I have a funny question, How do you guys understand the concepts at a low level where I can’t see the same things explained anywhere in the Pega knowledge base or in Pega academy courses, how can I also try to grasp the things like you :)?
- OSP Editorial Team says:
  October 15, 2020 at 9:33 AM
  Thank you so much @Durga
  It’s simple. We sit, analyze and bring out stuffs. It’s a bit time consuming process but we do it always
Arun says:
November 26, 2020 at 2:29 PM
good explanation but few few things not explained like when we will use abstract in source and destination or dataflow or activity like this points are missing please update this blog with this. Then it will become full package no need visit pdn to get those explanation
- OSP Editorial Team says:
  November 26, 2020 at 4:53 PM
  Thank you so much @Arun
  Sure we’ll keep the post updated with your points. Happy Learning from OSP 🙂
Venkatesh says:
February 10, 2021 at 10:12 PM
Very Rare and Useful Information,Thanks
Prateek Nanda says:
April 16, 2021 at 8:08 AM
In Source Data Set how can we define where clause for matching row in destination data set ? FOr example in my first table pxInsIndexedKey coulmn has the value in pzInKey Column of 2nd table .
Grif Topia says:
April 19, 2021 at 12:13 AM
Such great simple explanation. Thank you very much.
You said this feature used rarely. I’m thinking it could be used to send / receive Kafka message (based on option available on Data Set). Is this correct? If so, will it not be much easier than using Kafka Connector?
E.ramana says:
September 6, 2021 at 2:58 PM
Hii.
could you please explain how to add various shapes in a defined casetype, like decision ,utility. subprocess shapes
Tharun says:
September 25, 2022 at 12:01 PM
how to reprocess failed records of these data flow? (let’s say real time run)
Sailatha Kaavya says:
November 12, 2022 at 11:27 PM
Hi OSP Team,
How do we “PAUSE” a data flow instead of “STOP” it? We are seeing an issue where we Stopped the Data flow and lost messages which got posted during the stopped time frame. In the data flow landing page, we can just see ‘Stop’ which completely stops the data flow.
Appreciate your help on this!
Vachan says:
January 13, 2023 at 8:20 PM
Hi,
Can we automate this transfer ? means. here I need to click on DataFlow to execute or via activity I need to make explicit call.
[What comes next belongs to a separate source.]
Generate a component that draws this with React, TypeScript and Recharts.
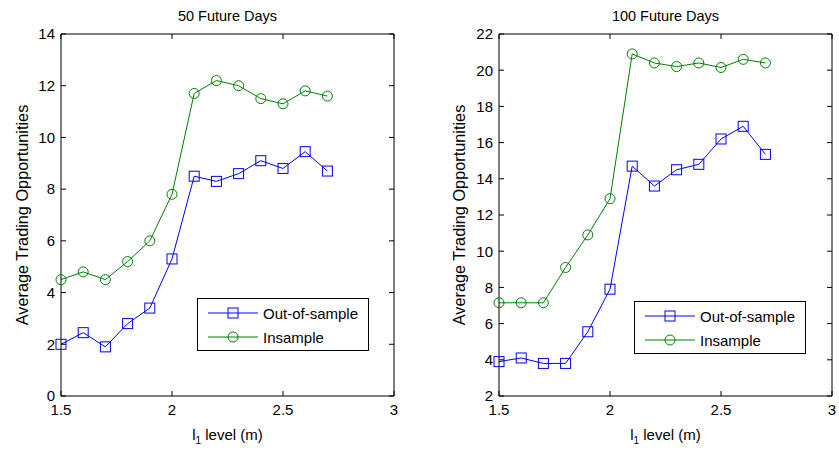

Is there any way, that I add any record in source table, it will automatically insert / update records in target table
- Karthick Baskaran says:
  May 25, 2023 at 1:26 PM
  Real-time data flows are executed automatically when your source has a message to process. For Eg, Stream dataset, Kafka dataset.
  But if you have a source listening to a physical table, then you will have to invoke the data flow.
Chetan says:
January 22, 2023 at 7:17 PM
Hi,
I’ve one question, here we see one source dataset and one target dataset in dataflow. Is it possible to store in multiple target datasets via data flow.
i.e. I’m using stream dataset and realtime data flow. and I’m going to expose data flow with Service REST where user is going to provide complex request JSON. it has many details. and I want to store all these details in multiple tables.
Is realtime dataflow and stream dataset can make this possible ? or I need to prepare Service REST and Service rule-activity to use to fulfil it.
- Karthick Baskaran says:
  May 25, 2023 at 1:23 PM
  You can still handle it using Data Flow.
  Data flow can have multiple destinations. Just see the bottom of your destination shape and you will find a link to add a new destination.
Ayan Mukherjee says:
March 31, 2023 at 2:34 AM
Another point – To optimize the fetch process from Data Set, I think Partition Key always plays a great role as well. Nice details blog.